A good love story makes for happy people, happy people make for happy citizens, neighbours, fathers, mothers… and in a culture of hate, one can see why that would be a problem.

And we are, globally, a culture of hate. A recent study found that anger is the fastest spreading emotion on social networks. We’re okay with Public Displays of Anger, Aggression, but—to quote a Facebook status update I recently read—“hold hands in public and the police get its knickers in a twist!” Even in our movies: rarely does violence—senseless, stylised, raw, revolting—ever receive as much censure as the humble bedroom scene. Break that down, and one wonders what norms we’re setting: that love, lust, happy-making things are not okay, while anger, hate, dishoom-dishoom, yeah, they’re just fine, signs of masculinity, justice, society. I’m clearly not the only one up in arms against the lawyer who’d rather “burn his daughter alive” than let her have—horror of horrors!—pre-marital sex, or who notices the irony of his misplaced priorities.
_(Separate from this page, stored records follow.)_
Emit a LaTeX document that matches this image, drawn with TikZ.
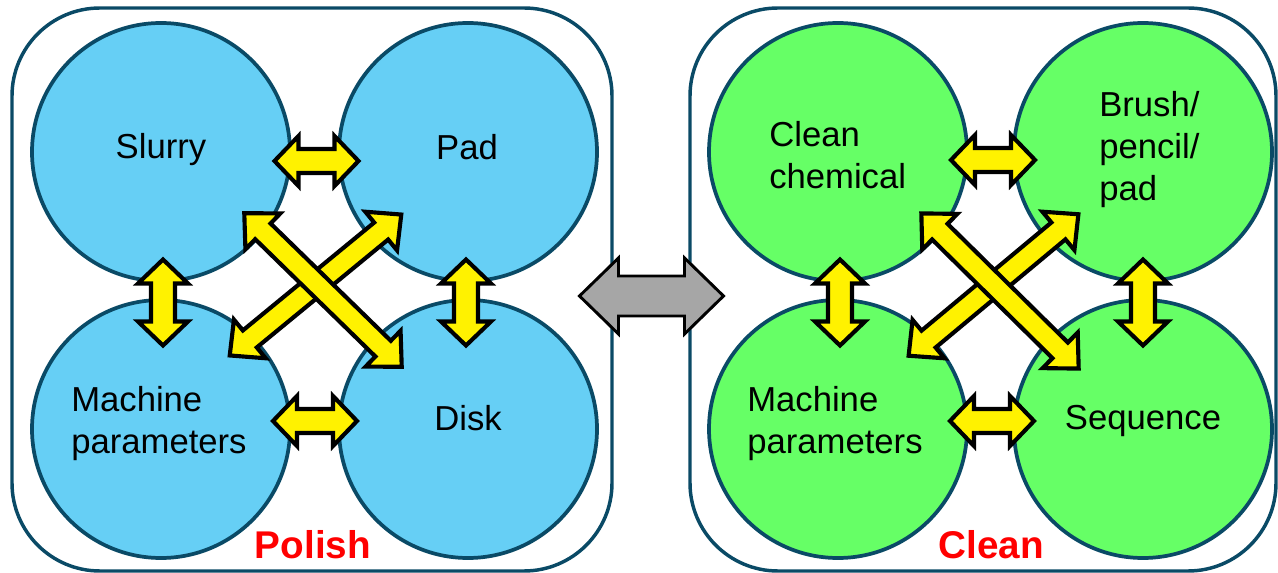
\documentclass[tikz,border=0pt]{standalone}
\usepackage{fontspec}
\setmainfont{Liberation Sans}
\definecolor{edge}{RGB}{10,74,102}
\definecolor{bluefill}{RGB}{102,207,245}
\definecolor{greenfill}{RGB}{102,255,102}
\definecolor{arrowgray}{RGB}{166,166,166}
% #1 style, #2 centre, #3 angle, #4 half length, #5 shaft half width, #6 head half width, #7 head length
\newcommand{\dbarrow}[7]{%
  \draw[#1,shift={#2},rotate=#3] (-#4,0) -- (-#4+#7,#6) -- (-#4+#7,#5) -- (#4-#7,#5) -- (#4-#7,#6) -- (#4,0)
    -- (#4-#7,-#6) -- (#4-#7,-#5) -- (-#4+#7,-#5) -- (-#4+#7,-#6) -- cycle;}
\begin{document}
\begin{tikzpicture}[x=0.75pt,y=-0.75pt,
  panel/.style={draw=edge,line width=2.6pt,rounded corners=66pt},
  blob/.style={circle,draw=edge,line width=2.8pt,minimum size=193.5pt,inner sep=0pt},
  lbl/.style={inner sep=0pt,font=\fontsize{26}{31.5}\selectfont},
  ttl/.style={inner sep=0pt,text=red,font=\fontsize{29}{34}\selectfont\bfseries},
  yarrow/.style={draw=black,fill=yellow,line width=3.1pt,line join=miter},
  garrow/.style={draw=black,fill=arrowgray,line width=2.2pt,line join=miter}]
\useasboundingbox (0,0) rectangle (1278,573);
% panels
\draw[panel] (12,8) rectangle (612,571);
\draw[panel] (690,8) rectangle (1276,571);
% circles left
\node[blob,fill=bluefill] (slurry) at (161,152) {};
\node[blob,fill=bluefill] (pad) at (468,152) {};
\node[blob,fill=bluefill] (mach) at (161,429) {};
\node[blob,fill=bluefill] (disk) at (468,429) {};
% circles right
\node[blob,fill=greenfill] (chem) at (838,152) {};
\node[blob,fill=greenfill] (brush) at (1143,152) {};
\node[blob,fill=greenfill] (mach2) at (838,429) {};
\node[blob,fill=greenfill] (seq) at (1143,429) {};
% yellow arrows left
\dbarrow{yarrow}{(316.5,161)}{0}{42}{12}{25}{24}
\dbarrow{yarrow}{(315,421)}{0}{42}{12}{25}{24}
\dbarrow{yarrow}{(163,302.5)}{90}{43}{12}{25}{24}
\dbarrow{yarrow}{(466,302.5)}{90}{43}{12}{25}{24}
\dbarrow{yarrow}{(315.5,285)}{39.4}{111}{11}{25}{26}
\dbarrow{yarrow}{(323,290)}{-44.3}{110}{11}{25}{26}
% yellow arrows right
\dbarrow{yarrow}{(993,160)}{0}{42}{12}{25}{24}
\dbarrow{yarrow}{(992,421)}{0}{42}{12}{25}{24}
\dbarrow{yarrow}{(840,302.5)}{90}{43}{12}{25}{24}
\dbarrow{yarrow}{(1143,302.5)}{90}{43}{12}{25}{24}
\dbarrow{yarrow}{(993.5,285)}{39.8}{110.5}{11}{25}{26}
\dbarrow{yarrow}{(1000,291)}{-44.6}{110.5}{11}{25}{26}
% grey centre arrow
\dbarrow{garrow}{(651.5,296)}{0}{72}{20}{38}{39}
% labels
\node[lbl] (t1) at (161,150) {Slurry};
\node[lbl] (t2) at (467,147) {Pad};
\node[lbl,align=left,anchor=west] (t3) at (71,424) {Machine\\parameters};
\node[lbl] (t4) at (468,418) {Disk};
\node[lbl,align=left,anchor=west] (t5) at (769,155) {Clean\\chemical};
\node[lbl,align=left,anchor=west] (t6) at (1099,150) {Brush/\\pencil/\\pad};
\node[lbl,align=left,anchor=west] (t7) at (747,424) {Machine\\parameters};
\node[lbl] (t8) at (1143,421) {Sequence};
\node[ttl] (polish) at (313,545) {Polish};
\node[ttl] (clean) at (991,545) {Clean};
\end{tikzpicture}
\end{document}
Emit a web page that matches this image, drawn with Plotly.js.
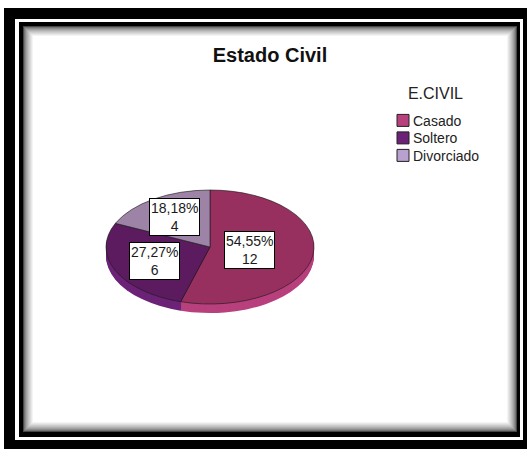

Let’s get together and feel all right

For all its power, love needs to be actively supported. I was pleased to learn that the Centre pays up to Rs 50,000 to each inter-caste couple that has one spouse as Dalit. The Supreme Court has even ruled that the police should protect a legal inter-religious marriage, and has repeatedly upheld the rights of consenting adults. 

In reality, though, the police and pseudo-judicial upholders of culture like the khap panchayats can be quite severely unsupportive of this ‘anarchy’. In the much-publicised 2007 tragedy, the police is believed to have forced Rizwanur Rahman to separate from his wife Priyanka (at the behest of her industrialist father), leading to his suicide. Kolkata’s then Police Commissioner Prasun Mukherjee infamously said that cases of eloping, even by adults, were morally unacceptable, so the police had always intervened in such cases in the past, and would continue to do so. The Khap and the police were complicit in the infamous Manoj-Babli honour killing… the examples are numerous.

This has got to stop. For a happier society, we need to let go of our prejudices, and prioritise people and happiness over ambiguous, archaic socio-religious dictats and divisions. We need to recognise, internalise and channelize the positives of love—of both, the Gandhian ‘turn the other cheek’ cultural kind, as well as the romantic heart-bursting-with-joy variety. Just as we need to take a foot off the violence that we proffer as a solution to small or big, perceived or real wrongs.

For the most part, our laws are clear and progressive, worthy of an evolved democracy, with an agenda to allow adults free will and choice. Our law enforcement needs to follow them, and deprioritise moral and cultural policing. Bob Marley had it right: “One love, one heart/ Let’s get together and feel all right.”